The bad news is your tenant sounds like she might be annoying. The good news is as you continue to landlord you will learn from these situations how to deal with them. It's interesting to see a wide range in how other landlords would deal with a tenant like this.
Personally, I'm like you in that I want to keep things as professional as possible. I don't want to become a tenant's therapist or whipping boy or whatever. I am happy to make repairs and pride myself on offering very nice, well kept homes for tenants, but I like to keep an arm's length with my tenants and not get overly involved with their personal lives. Not because I don't care, but just because I've noticed when I do this, it becomes a bit dramatic, exhausting, annoying and time consuming. Like a tenant soap opera.
In your situation, since she never filled out the move in checklist, I'd head over there (doesn't have to be when her parents are there if that makes you uncomfy) with a checklist in hand, and do a walk through with her before you it gets any later. Go room by room and check off what is ok and any existing issues, date it and both of you sign it. If you see anything that needs swift attention, you can set up a time to repair. So now that's done.
Then give her written repair request forms. In person. Slap your address and a postage stamp on some envelopes if necessary. Explain to her that you need a paper trail of some kind with regards to repairs that are non emergent, and she can fill these out and send them back to you and you will go from there. The forms should say what the repair request is for and if you feel it's a cosmetic issue that is not worth fixing, just check "no" on repair request form with a brief explanation of why you won't be repainting the place in her favorite color or adding windchimes or whatver the deal is and send it back.
If the place is in working order and she dosent submit request forms for the cosmetic stuff, fine. If she does, you will have a paper trail that you want with descriptions of the requested repairs and why you turned them down.

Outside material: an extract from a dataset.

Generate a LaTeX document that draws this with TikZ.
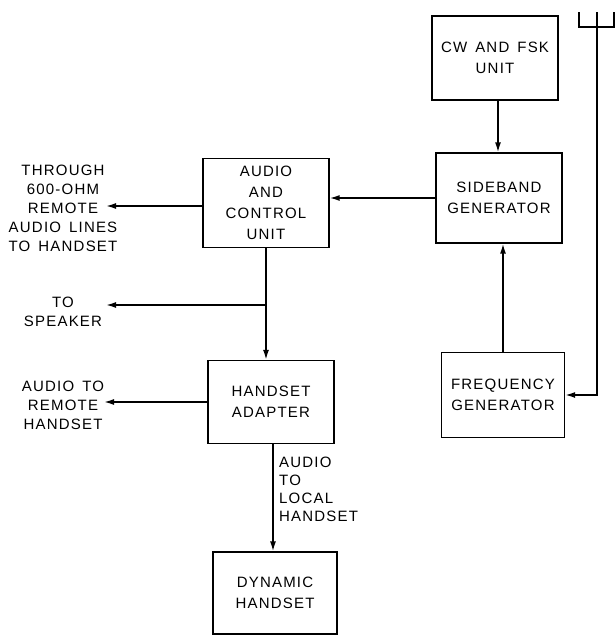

With the lost key, I have something in my lease that says I call a locksmith and the charge goes to them if this happ Ns. This was after I had a tenant call me after bars closed needing to get in and I was a new parent. It happened constantly and was exhausting. I don't always adhere to it, I go by the situation. A one time thing where someone's purse was stolen? I go unlock. A chronic key loser that's calling me at 2 AM a couple times a week? I enforce it. Once they realize they will have to pay the locksmith, they keep better tabs on their keys!